Frequentador de cemitérios, várias vezes já me manifestei por este espaço, em relação à parte histórica de nossa necrópole central. Os túmulos de mármore branco hospedam os despojos da nobreza local. Os barões de Jundiaí, os condes de Parnaíba, outras figuras ilustres jazem perpetuamente. Foram esquecidos pelas famílias e também pelos que têm obrigação de preservar a memória jundiaiense.
Estátuas se quebram, também as lápides, o abandono é flagrante e triste. Com a “privatização” dos campos-santos paulistanos, a concessionária adotou um sistema inédito de geolocalização.

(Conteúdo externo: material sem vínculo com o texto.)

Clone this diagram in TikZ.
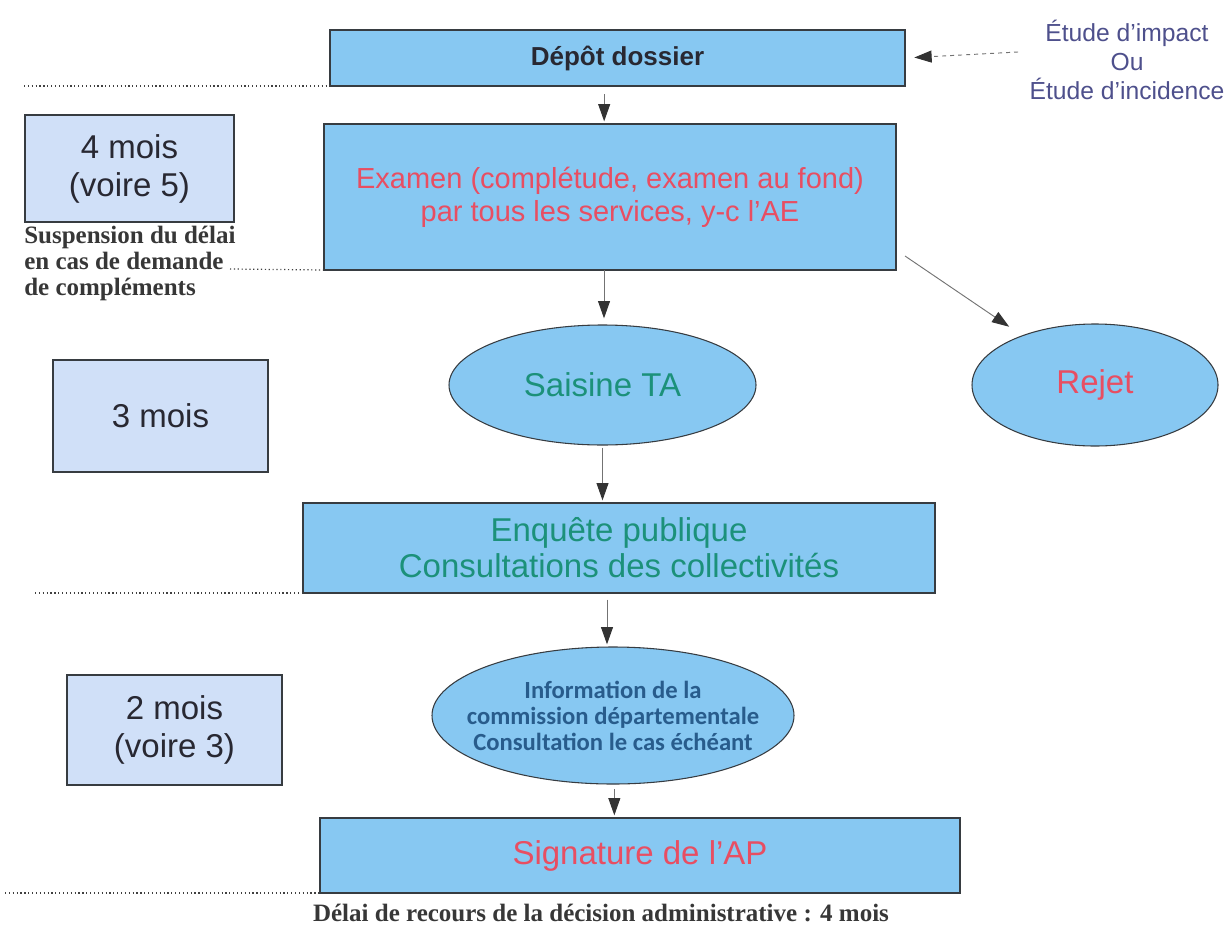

A plataforma hospedada no site https://bit.Iy/4ekqoQo permite acesso a informações dos jazigos. A pesquisa é feita por nomes e propicia a localização das sepulturas em tempo real, inclusive com foto.
O projeto atende ao mais antigo cemitério paulistano, o de Santo Amaro e o do Araçá, o maior cemitério urbano da América Latina. Por enquanto, o sistema não chegou ao da Consolação, que tem o maior número de celebridades e é o mais visitado, inclusive com guia que explica onde estão as grandes figuras.
Para a implementação do plano, foi necessária a digitalização e processamento de dados de mais de trezentos e cinquenta mil documentos dos dois cemitérios. Foram consultados os livros cemiteriais, certidões de óbito e cartas de concessão. Demorou um ano.
Em seguida à localização documental, houve visita pessoal a cada quadra, para comparar se o levantamento digitalizado realmente conferia. O processo de geolocalização se estenderá pelos demais cemitérios da capital e deveria inspirar a administração local para fazer o mesmo no nosso mais antigo e, em seguida, para os demais: Parque dos Ipês e Nossa Senhora do Montenegro.
A cada vez que visito cemitérios – e tenho feito isso em outras cidades, como Paris, onde não deixo de entrar no Père Lachaise e no Montmartre – penso que a especulação imobiliária chegará um dia a pensar na ocupação dessas áreas tão valiosas, para ceder espaço à densificação urbana.
Parece uma tendência inevitável, que será acelerada à medida em que os rituais funerários forem cancelados, o que já se faz notar. No meu tempo de criança, Finados era um dia de meditação e de obrigatória visita ao lugar onde repousavam os familiares. Antecedido pela visita prévia na véspera, com o objetivo de lavar a sepultura, preparando-a para receber flores novas, numa homenagem sincera a quem nos antecedeu no encontro com o mistério.
Aos poucos, esse hábito foi minguando. Assim como também morreram as mães que iam zelar pelo jazigo de seus filhos pré-mortos. E a dimensão da família de sangue foi perdendo substância. Proles menores e já afeiçoadas a outros hábitos. Dentre os quais não está a periódica visita ao cemitério.
Incluo-me entre os que vão desleixando esse ritual. Sinto remorsos por mim e por outros. Estranho que as centenas de milhares de mortos na epidemia de covid não tenham sido alvo das praxes rituais para sepultamento e também que não se cumpriram os cânones do luto. Assimilar a morte, vivenciar o luto fazem parte da natureza humana. A supressão gera traumas permanentes.
A humanidade se embrutece quando esquece os seus mortos. Como se pudesse também esquecer que fará companhia a eles, mais dia, menos dia. Recuperar a arte funérea que se deteriora a cada dia, mostraria que os contemporâneos ainda respeitam sua lembrança. Mas quando é que isso acontecerá?